Thanau meets her match in Titek. Equally intelligent, but as gentlemanly as she is curmudgeonly, Titek makes an enthusiastic student, a polite houseguest, and a fine colleague. Although Titek hails from the more advanced society, he often comes across as the innocent, at the mercy Herman's scheming and of Thanau's sharp mind and sharper tongue. Dead-set on using every word he can of Earth's dominant language, English, Titek gleefully (if accidentally) commits every Spoonerism and malapropism within reach. His endearingly unsuccessful forays into the language grow more, rather than less, ridiculous as he becomes more confident in his ability to communicate -- and despite his mistakes, communicate he does. The two paleographers have undeniable chemistry.

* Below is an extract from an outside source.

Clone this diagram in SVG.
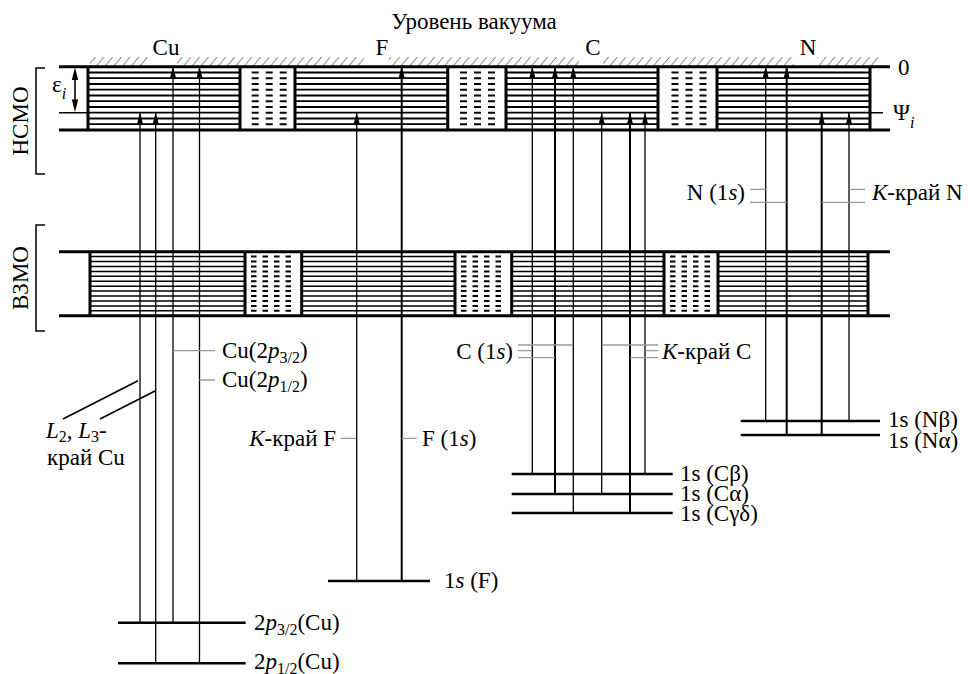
<svg xmlns="http://www.w3.org/2000/svg" width="968" height="674" viewBox="0 0 968 674">
<style>
text{font-family:"Liberation Serif","Times New Roman",serif;font-size:23px;fill:#000}
.it{font-style:italic}
.sub{font-size:16px}
.thick{stroke:#000;stroke-width:3;fill:none}
.lvl{stroke:#000;stroke-width:1.8;fill:none}
.lvl2{stroke:#000;stroke-width:1.5;fill:none}
.dash1{stroke:#000;stroke-width:2;fill:none;stroke-dasharray:7 7}
.dash2{stroke:#000;stroke-width:2;fill:none;stroke-dasharray:5.5 6}
.core{stroke:#000;stroke-width:2.4;fill:none}
.tr{stroke:#000;stroke-width:1.3;fill:none;marker-end:url(#ah)}
.trb{stroke:#000;stroke-width:2;fill:none;marker-end:url(#ah)}
.tick{stroke:#999;stroke-width:1.3;fill:none}
.br{stroke:#000;stroke-width:1.5;fill:none}
</style>
<defs>
<marker id="ah" viewBox="0 0 11 6" refX="11" refY="3" markerWidth="11" markerHeight="6" markerUnits="userSpaceOnUse" orient="auto"><path d="M0,0 L11,3 L0,6 Z" fill="#000"/></marker>
<pattern id="hatch" patternUnits="userSpaceOnUse" x="0" y="57" width="8.7" height="9.5"><path d="M0.4,9.5 L8.3,0" stroke="#555" stroke-width="0.9"/></pattern>
</defs>

<g id="vacuum">
<text x="474" y="29" text-anchor="middle" font-size="24">Уровень вакуума</text>
<rect x="90" y="57" width="59" height="9" fill="url(#hatch)"/>
<rect x="177" y="57" width="187" height="9" fill="url(#hatch)"/>
<rect x="389" y="57" width="190" height="9" fill="url(#hatch)"/>
<rect x="603" y="57" width="191" height="9" fill="url(#hatch)"/>
<rect x="817" y="57" width="62" height="9" fill="url(#hatch)"/>
<text x="166" y="55" text-anchor="middle">Cu</text>
<text x="382" y="55" text-anchor="middle">F</text>
<text x="593" y="55" text-anchor="middle">C</text>
<text x="808" y="55" text-anchor="middle">N</text>
</g>

<g id="lumo-band">
<path class="thick" d="M59,66.7 H890 M59,130 H890"/>
<path class="lvl2" d="M59,112.7 H88 M870,112.7 H883"/>
<path class="thick" d="M88,66.7 V130 M240,66.7 V130 M295,66.7 V130 M447.7,66.7 V130 M506,66.7 V130 M658,66.7 V130 M717,66.7 V130 M870,66.7 V130"/>
<path class="lvl" d="M88,72.5 H240 M88,78.2 H240 M88,84 H240 M88,89.7 H240 M88,95.5 H240 M88,101.2 H240 M88,107 H240 M88,112.7 H240 M88,118.5 H240 M88,124.2 H240"/>
<path class="lvl" d="M295,72.5 H447.7 M295,78.2 H447.7 M295,84 H447.7 M295,89.7 H447.7 M295,95.5 H447.7 M295,101.2 H447.7 M295,107 H447.7 M295,112.7 H447.7 M295,118.5 H447.7 M295,124.2 H447.7"/>
<path class="lvl" d="M506,72.5 H658 M506,78.2 H658 M506,84 H658 M506,89.7 H658 M506,95.5 H658 M506,101.2 H658 M506,107 H658 M506,112.7 H658 M506,118.5 H658 M506,124.2 H658"/>
<path class="lvl" d="M717,72.5 H870 M717,78.2 H870 M717,84 H870 M717,89.7 H870 M717,95.5 H870 M717,101.2 H870 M717,107 H870 M717,112.7 H870 M717,118.5 H870 M717,124.2 H870"/>
<path class="dash1" d="M251.7,72.5 H288 M251.7,78.2 H288 M251.7,84 H288 M251.7,89.7 H288 M251.7,95.5 H288 M251.7,101.2 H288 M251.7,107 H288 M251.7,112.7 H288 M251.7,118.5 H288 M251.7,124.2 H288"/>
<path class="dash1" d="M460,72.5 H496 M460,78.2 H496 M460,84 H496 M460,89.7 H496 M460,95.5 H496 M460,101.2 H496 M460,107 H496 M460,112.7 H496 M460,118.5 H496 M460,124.2 H496"/>
<path class="dash1" d="M671.5,72.5 H708 M671.5,78.2 H708 M671.5,84 H708 M671.5,89.7 H708 M671.5,95.5 H708 M671.5,101.2 H708 M671.5,107 H708 M671.5,112.7 H708 M671.5,118.5 H708 M671.5,124.2 H708"/>
<text x="898" y="75" font-size="20">0</text>
<text x="893" y="120" font-size="22">Ψ<tspan class="it sub" dy="8">i</tspan></text>
<path d="M75,72 V107" stroke="#000" stroke-width="1.6" fill="none"/>
<path d="M75,67.5 L71.8,80 L78.2,80 Z M75,112 L71.8,99.5 L78.2,99.5 Z" fill="#000"/>
<text x="52" y="92" font-size="23">ε<tspan class="it sub" dy="7">i</tspan></text>
<path class="br" d="M45,68 H36 V174 H45"/>
<text transform="translate(28,121) rotate(-90)" text-anchor="middle" font-size="24">НСМО</text>
</g>

<g id="homo-band">
<path class="thick" d="M59,251.7 H890 M59,315.7 H890"/>
<path class="thick" d="M90,251.7 V315.7 M245,251.7 V315.7 M301.7,251.7 V315.7 M455,251.7 V315.7 M511.7,251.7 V315.7 M664,251.7 V315.7 M718,251.7 V315.7 M868,251.7 V315.7"/>
<path class="lvl2" d="M90,256.6 H245 M90,261.5 H245 M90,266.5 H245 M90,271.4 H245 M90,276.3 H245 M90,281.2 H245 M90,286.2 H245 M90,291.1 H245 M90,296 H245 M90,300.9 H245 M90,305.9 H245 M90,310.8 H245"/>
<path class="lvl2" d="M301.7,256.6 H455 M301.7,261.5 H455 M301.7,266.5 H455 M301.7,271.4 H455 M301.7,276.3 H455 M301.7,281.2 H455 M301.7,286.2 H455 M301.7,291.1 H455 M301.7,296 H455 M301.7,300.9 H455 M301.7,305.9 H455 M301.7,310.8 H455"/>
<path class="lvl2" d="M511.7,256.6 H664 M511.7,261.5 H664 M511.7,266.5 H664 M511.7,271.4 H664 M511.7,276.3 H664 M511.7,281.2 H664 M511.7,286.2 H664 M511.7,291.1 H664 M511.7,296 H664 M511.7,300.9 H664 M511.7,305.9 H664 M511.7,310.8 H664"/>
<path class="lvl2" d="M718,256.6 H868 M718,261.5 H868 M718,266.5 H868 M718,271.4 H868 M718,276.3 H868 M718,281.2 H868 M718,286.2 H868 M718,291.1 H868 M718,296 H868 M718,300.9 H868 M718,305.9 H868 M718,310.8 H868"/>
<path class="dash2" d="M251,256.6 H297 M251,261.5 H297 M251,266.5 H297 M251,271.4 H297 M251,276.3 H297 M251,281.2 H297 M251,286.2 H297 M251,291.1 H297 M251,296 H297 M251,300.9 H297 M251,305.9 H297 M251,310.8 H297"/>
<path class="dash2" d="M461,256.6 H507 M461,261.5 H507 M461,266.5 H507 M461,271.4 H507 M461,276.3 H507 M461,281.2 H507 M461,286.2 H507 M461,291.1 H507 M461,296 H507 M461,300.9 H507 M461,305.9 H507 M461,310.8 H507"/>
<path class="dash2" d="M670,256.6 H714 M670,261.5 H714 M670,266.5 H714 M670,271.4 H714 M670,276.3 H714 M670,281.2 H714 M670,286.2 H714 M670,291.1 H714 M670,296 H714 M670,300.9 H714 M670,305.9 H714 M670,310.8 H714"/>
<path class="br" d="M45,225 H36 V331 H45"/>
<text transform="translate(28,278) rotate(-90)" text-anchor="middle" font-size="24">ВЗМО</text>
</g>

<g id="cu-levels">
<path class="core" d="M118,622.7 H245.7 M118,663.3 H245.7"/>
<text x="254" y="630">2<tspan class="it">p</tspan><tspan class="sub" dy="5">3/2</tspan><tspan dy="-5">(Cu)</tspan></text>
<text x="254" y="669">2<tspan class="it">p</tspan><tspan class="sub" dy="5">1/2</tspan><tspan dy="-5">(Cu)</tspan></text>
<text x="222" y="358">Cu(2<tspan class="it">p</tspan><tspan class="sub" dy="5">3/2</tspan><tspan dy="-5">)</tspan></text>
<text x="222" y="387">Cu(2<tspan class="it">p</tspan><tspan class="sub" dy="5">1/2</tspan><tspan dy="-5">)</tspan></text>
<text x="46" y="438"><tspan class="it">L</tspan><tspan class="sub" dy="4">2</tspan><tspan dy="-4">, </tspan><tspan class="it">L</tspan><tspan class="sub" dy="4">3</tspan><tspan dy="-4">-</tspan></text>
<text x="47" y="465">край Cu</text>
</g>

<g id="f-levels">
<path class="core" d="M328,581 H430"/>
<text x="444" y="588">1<tspan class="it">s</tspan> (F)</text>
<text x="336" y="446" text-anchor="end"><tspan class="it">K</tspan>-край F</text>
<text x="422" y="446">F (1<tspan class="it">s</tspan>)</text>
</g>

<g id="c-levels">
<path class="core" d="M511.7,474 H672.7 M511.7,494 H672.7 M511.7,513 H672.7"/>
<text x="680" y="481" font-size="22">1s (Cβ)</text>
<text x="680" y="501" font-size="22">1s (Cα)</text>
<text x="680" y="521" font-size="22">1s (Cγδ)</text>
<text x="513" y="359" text-anchor="end">C (1<tspan class="it">s</tspan>)</text>
<text x="662" y="359"><tspan class="it">K</tspan>-край C</text>
</g>

<g id="n-levels">
<path class="core" d="M740.7,421 H880 M740.7,435 H880"/>
<text x="888" y="427" font-size="22">1s (Nβ)</text>
<text x="888" y="448" font-size="22">1s (Nα)</text>
<text x="745" y="200" text-anchor="end">N (1<tspan class="it">s</tspan>)</text>
<text x="872" y="200"><tspan class="it">K</tspan>-край N</text>
</g>

<g id="connectors">
<path class="tr" d="M140,622.7 V112.7"/>
<path class="tr" d="M155.7,663.3 V112.7"/>
<path class="tr" d="M173,622.7 V66.7"/>
<path class="tr" d="M199.5,663.3 V66.7"/>
<path class="tr" d="M356.7,581 V112.7"/>
<path class="trb" d="M401.7,581 V66.7"/>
<path class="tr" d="M532.3,474 V66.7"/>
<path class="trb" d="M555,494 V66.7"/>
<path class="tr" d="M573.3,513 V66.7"/>
<path class="tr" d="M601.7,494 V112.7"/>
<path class="trb" d="M630,513 V112.7"/>
<path class="tr" d="M645,474 V112.7"/>
<path class="tr" d="M765.7,421 V66.7"/>
<path class="trb" d="M786.7,435 V66.7"/>
<path class="trb" d="M821.7,435 V112.7"/>
<path class="tr" d="M849,421 V112.7"/>
<path stroke="#000" stroke-width="1.6" d="M63,419 L138,380.7 M100,419 L155,391"/>
<path class="tick" d="M173,350.7 H215 M199.5,380 H215"/>
<path class="tick" d="M340.7,438.3 H356 M401.7,438.3 H416.7"/>
<path class="tick" d="M518,345 H573 M518,350.7 H532 M518,357.7 H555 M601.7,345 H658 M645,350.7 H658 M630,357.7 H658"/>
<path class="tick" d="M750,189.3 H765.7 M750,202.3 H786.7 M849,189.3 H865 M821.7,202.3 H865"/>
</g>
</svg>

The impending romance ties in with the cloak-and-dagger intrigue, the mysteries of the ancient writing, and the larger cipher that is the Negami themselves. Larson explores this Promethean tale in a straightforward fashion blessedly free of obvious symbolism. The story falters only in the shallow characterization of Herman as the greedy-but-clueless government type and in an implausible touch of amateur spywork near the end of the novel. These minor flaws don't detract from an enjoyable read with a rewarding ending. Readers who wish to compare the book to the Greek myth may want to delve into the appendix, which examines other instances of the ever-changing Prometheus story.
The Measure of the Universe may take all of a day's train commute to read, but it makes for a pleasant ride. This little tale is more entertaining than much serious SF, but more intelligent than the usual light reading. It's the sort of book I'd like to leave in the guest room, so visitors can enjoy it and then share their opinions over breakfast.